Last month I had a chance to go sturgeon fishing twice. What is interesting about sturgeon fishing is that the fish must be between 41 and 54 inches to be a “keeper.” Any smaller than 41 inches, any larger than 54 inches, and well, back in the river it goes. Ask me how it feels to catch one 40 and one-half inches long. Well, at least I got to hold it up for a picture before throwing it back into the river.

Keepers are hard to come by. We caught a lot of sturgeon and a lot of sturgeon went back into the water because they weren’t keepers.

Sometimes, when we get hooked by the trials of life, we might wonder if God thinks we’re keepers. When illness or personal loss, or tragedy, or lost jobs, or any of so many of life’s trials grab hold of us, we often wonder where God is in all of this chaos.

Often we begin to doubt ourselves, think we don’t measure up to God’s expectations and begin to think that God isn’t going to keep us in his love; that we’re going to be thrown back into the chaotic waters of life. If we’ll ever be a keeper.

But we’re not sturgeon and no matter how big or small, no matter how good or bad, no matter what we think, God thinks we are all keepers. God isn’t going to throw us back or abandon us. God’s greatest desire is to be one in you and you one in God. And in God there is no such thing as one who doesn’t measure up. That’s what grace is all about.

God loves you so much that God was willing to give himself up, to take the risk of incarnation to walk among us in Jesus Christ. To see and experience the good and bad of life and know the truth of human suffering, human joy, human fears and human doubts.

Human beings can be pretty judgmental. And Jesus was judged at the time to not be a keeper. He did things differently, with care and love for his neighbor, even when his neighbor wasn’t very pretty in the eyes of the in-crowd. He didn’t swallow the in-crowd’s line, hook and sinker. He spoke different words. Words like love and grace, not words like hatred and judgment. But society deemed him not a keeper and threw him back. Nailed him to a cross and buried him.

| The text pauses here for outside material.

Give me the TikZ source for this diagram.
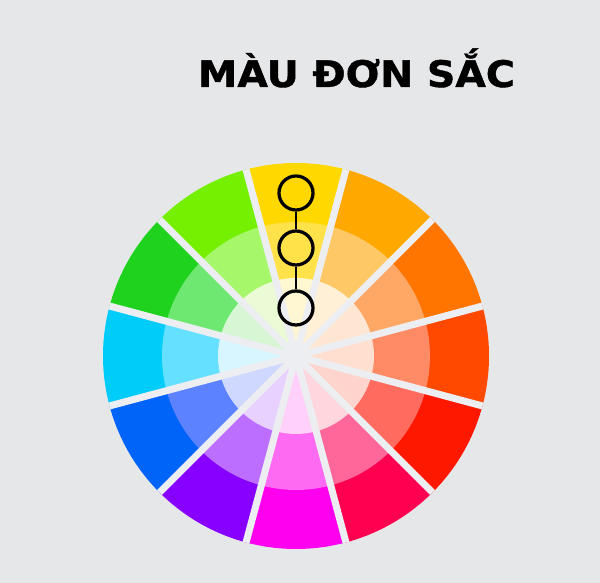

That must have been a painful experience for God, a radical experience that changed the world forever. And through that experience, I think one thing became perfectly clear to God. God’s children are all keepers. And nothing, not being too small or too big, not sin, not our broken humanity, not anything will ever stop God from keeping you in his love. Through God’s amazing grace and love for you, you will always be a keeper in God’s heart.